Abstract

Integrating disaster waste issue is a critical component of making humanitarian action fit for the future, anticipating global risks and challenges such as increased vulnerability due to climate change and environmental degradation. This requires a fundamental shift towards a model that not only strengthens the response to crises but also learns and adapts in order to anticipate and act before such waste garnered. This article conducted analyses on the characteristics of disasters in the past two decades. Uncertainties confound disaster waste management, including the timing and magnitude of each disaster, and the amounts and types of waste that will be generated. For these reasons alone, disaster waste management must be an integral part of development planning and processes. Making 10 years since the 2008 Wenchuan earthquake, this article highlights that disaster waste management is not only debris clearance or waste management following a disaster, but also includes prevention and pre-disaster preparedness aspects in terms of enhancing resilience of local communities. Such ' mainstreaming” ensures that disaster waste management (DWM) will be treated as a priority issue, on an ongoing basis.
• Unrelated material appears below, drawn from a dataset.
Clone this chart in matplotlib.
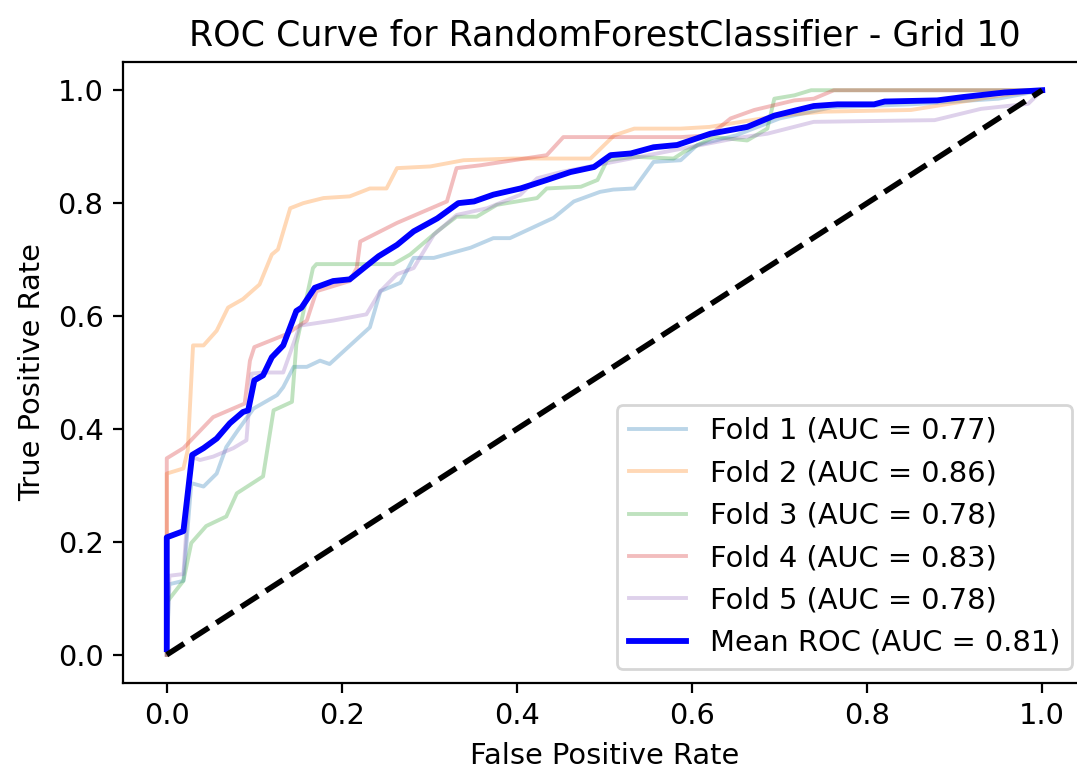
import numpy as np
import matplotlib
matplotlib.use("Agg")
import matplotlib.pyplot as plt

# ROC points (fpr, tpr) per fold
fold1_fpr = [0.0, 0.003, 0.019, 0.028, 0.042, 0.057, 0.068, 0.08, 0.099, 0.126, 0.133, 0.145, 0.16, 0.175,
             0.186, 0.232, 0.244, 0.267, 0.282, 0.305, 0.347, 0.373, 0.392, 0.442, 0.465, 0.495, 0.51, 0.534,
             0.556, 0.587, 0.606, 0.65, 0.7, 0.76, 0.85, 0.95, 1.0]
fold1_tpr = [0.0, 0.125, 0.131, 0.304, 0.298, 0.321, 0.368, 0.395, 0.436, 0.46, 0.474, 0.51, 0.51, 0.521,
             0.515, 0.58, 0.644, 0.659, 0.703, 0.703, 0.721, 0.738, 0.738, 0.774, 0.803, 0.82, 0.824, 0.826,
             0.873, 0.876, 0.903, 0.92, 0.95, 0.97, 0.975, 0.985, 1.0]

fold2_fpr = [0.0, 0.0, 0.0, 0.019, 0.024, 0.03, 0.042, 0.057, 0.07, 0.087, 0.106, 0.12, 0.127, 0.141, 0.156,
             0.179, 0.209, 0.232, 0.251, 0.263, 0.301, 0.339, 0.396, 0.484, 0.511, 0.534, 0.587, 0.62,
             0.7, 0.75, 0.85, 0.95, 1.0]
fold2_tpr = [0.0, 0.216, 0.321, 0.33, 0.363, 0.548, 0.548, 0.574, 0.615, 0.63, 0.656, 0.709, 0.718, 0.791, 0.80,
             0.809, 0.812, 0.826, 0.826, 0.862, 0.865, 0.876, 0.879, 0.879, 0.92, 0.932, 0.932, 0.935,
             0.955, 0.962, 0.965, 0.99, 1.0]

fold3_fpr = [0.0, 0.0, 0.019, 0.028, 0.045, 0.068, 0.08, 0.11, 0.122, 0.143, 0.148, 0.167, 0.171, 0.259,
             0.278, 0.309, 0.331, 0.354, 0.377, 0.423, 0.434, 0.473, 0.492, 0.503, 0.534, 0.579, 0.591,
             0.625, 0.663, 0.686, 0.694, 0.717, 0.736, 1.0]
fold3_tpr = [0.0, 0.093, 0.131, 0.198, 0.228, 0.245, 0.286, 0.316, 0.433, 0.448, 0.55, 0.685, 0.692, 0.692,
             0.709, 0.75, 0.776, 0.776, 0.797, 0.809, 0.826, 0.829, 0.841, 0.876, 0.882, 0.879, 0.891,
             0.917, 0.911, 0.932, 0.985, 0.991, 1.0, 1.0]

fold4_fpr = [0.0, 0.0, 0.0, 0.019, 0.053, 0.089, 0.095, 0.10, 0.137, 0.16, 0.171, 0.209, 0.217, 0.221, 0.263,
             0.32, 0.331, 0.358, 0.434, 0.453, 0.587, 0.62, 0.644, 0.671, 0.717, 0.739, 0.762, 1.0]
fold4_tpr = [0.0, 0.327, 0.348, 0.366, 0.421, 0.445, 0.521, 0.545, 0.568, 0.592, 0.644, 0.662, 0.685, 0.732, 0.765,
             0.803, 0.862, 0.867, 0.885, 0.917, 0.917, 0.92, 0.95, 0.965, 0.982, 0.985, 1.0, 1.0]

fold5_fpr = [0.0, 0.003, 0.019, 0.028, 0.038, 0.053, 0.076, 0.091, 0.097, 0.11, 0.133, 0.152, 0.19, 0.228,
             0.244, 0.263, 0.282, 0.305, 0.331, 0.366, 0.404, 0.423, 0.45, 0.5, 0.55, 0.6, 0.65, 0.686,
             0.739, 0.877, 0.93, 0.984, 1.0]
fold5_tpr = [0.0, 0.14, 0.143, 0.351, 0.345, 0.351, 0.366, 0.38, 0.498, 0.50, 0.50, 0.583, 0.592, 0.603,
             0.644, 0.674, 0.685, 0.744, 0.779, 0.791, 0.815, 0.844, 0.855, 0.87, 0.885, 0.9, 0.915, 0.923,
             0.944, 0.947, 0.967, 0.976, 1.0]

mean_fpr = [0.0, 0.0, 0.019, 0.029, 0.042, 0.057, 0.072, 0.087, 0.093, 0.10, 0.11, 0.12, 0.133, 0.148, 0.154,
            0.169, 0.19, 0.209, 0.225, 0.242, 0.263, 0.282, 0.309, 0.333, 0.351, 0.373, 0.404, 0.434, 0.461,
            0.488, 0.507, 0.53, 0.556, 0.583, 0.621, 0.663, 0.694, 0.739, 0.766, 0.808, 0.82, 0.88, 0.91,
            0.957, 1.0]
mean_tpr = [0.01, 0.208, 0.219, 0.354, 0.366, 0.383, 0.41, 0.43, 0.433, 0.486, 0.495, 0.527, 0.548, 0.609, 0.615,
            0.65, 0.662, 0.665, 0.685, 0.706, 0.726, 0.75, 0.773, 0.80, 0.803, 0.815, 0.826, 0.841, 0.855,
            0.864, 0.885, 0.888, 0.899, 0.903, 0.923, 0.935, 0.955, 0.972, 0.975, 0.975, 0.98, 0.982, 0.988,
            0.996, 1.0]

fold_aucs = [0.77, 0.86, 0.78, 0.83, 0.78]
mean_auc = 0.81

folds = [(fold1_fpr, fold1_tpr), (fold2_fpr, fold2_tpr), (fold3_fpr, fold3_tpr),
         (fold4_fpr, fold4_tpr), (fold5_fpr, fold5_tpr)]

plt.rcParams['font.size'] = 10.4
plt.rcParams['axes.titlesize'] = 12.5

fig = plt.figure(figsize=(10.77 / 2, 7.74 / 2), dpi=200)
ax = fig.add_axes([123 / 1077, (774 - 683) / 774, 963 / 1077, 621 / 774])

for i, (fpr, tpr) in enumerate(folds):
    ax.plot(fpr, tpr, lw=1.4, alpha=0.3, label=f"Fold {i + 1} (AUC = {fold_aucs[i]:.2f})")

ax.plot(mean_fpr, mean_tpr, color="b", lw=2.1, label=f"Mean ROC (AUC = {mean_auc:.2f})")
ax.plot([0, 1], [0, 1], "k--", lw=2)

ax.set_xlim(-0.05, 1.05)
ax.set_ylim(-0.05, 1.05)
ax.set_xlabel("False Positive Rate")
ax.set_ylabel("True Positive Rate")
ax.set_title("ROC Curve for RandomForestClassifier - Grid 10")
ax.legend(loc="lower right")

fig.savefig("out.png", dpi=200)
Based on UN Environment’s experiences and approaches, this paper emphasises that preparedness is the key, and that priority should be accorded to integrating disaster contingency planning in national and city level waste management strategies as well as mainstreaming waste management issues within broader disaster preparedness and response plans and actions. It is envisaged that the issues presented and the gaps identified in this paper will provide a basis for future comprehensive and cohesive research on disaster waste management. In turn, this research can lead to better preparedness and response on disaster waste management.